The respondents’ brief exploits to an extraordinary extent the child-support system’s firmly rooted, stereotype-based beliefs about the allocation of family responsibilities. For example, the respondents’ brief declares:
A mother has a “commanding” interest in the custody and care of her child. Lassiter, 452 U.S. at 27.
Here’s what the Supreme Court’s decision in Lassiter states at the cited point:
A parent’s interest in the accuracy and justice of the decision to terminate his or her parental status is, therefore, a commanding one.

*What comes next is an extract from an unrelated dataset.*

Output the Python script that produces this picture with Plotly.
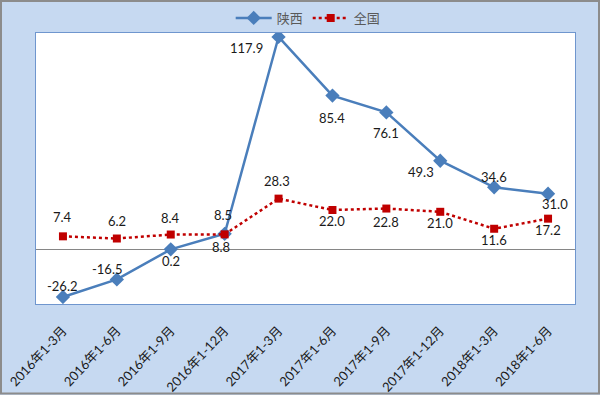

The respondents’ brief rephrased the Court’s statement in Lassiter to make it into a motherhood statement. The respondents’ citation also excised the context of terminating a person’s parental status. Incarcerating a person in effect terminates a person’s acting parental status for the period of incarceration. When the parent is a father, the commanding interest in parental status isn’t even served with legal counsel. That shows the power of motherhood statements.
Read more:
- sex discrimination in child custody and child support
- differences between having sex and fathering a child
- child support: judging misrepresentation & reliance in Shondel
Note:
[*] These counts exclude instances in the appendices to the respondents’ brief. The respondents’ motherhood and fatherhood totals include two and seven instances, respectively, where the relevant word is in the title of a cited work or in a quotation from a cited work. One instance of mother and no instance of father is similarly situated in the petitioner’s brief. Because the brief writer chooses articles to cite and text to quote, the total number best reflects use of motherhood and fatherhood statements. Under either accounting, the respondents’ brief includes an order of magnitude more motherhood and fatherhood statements than does the petitioner’s brief.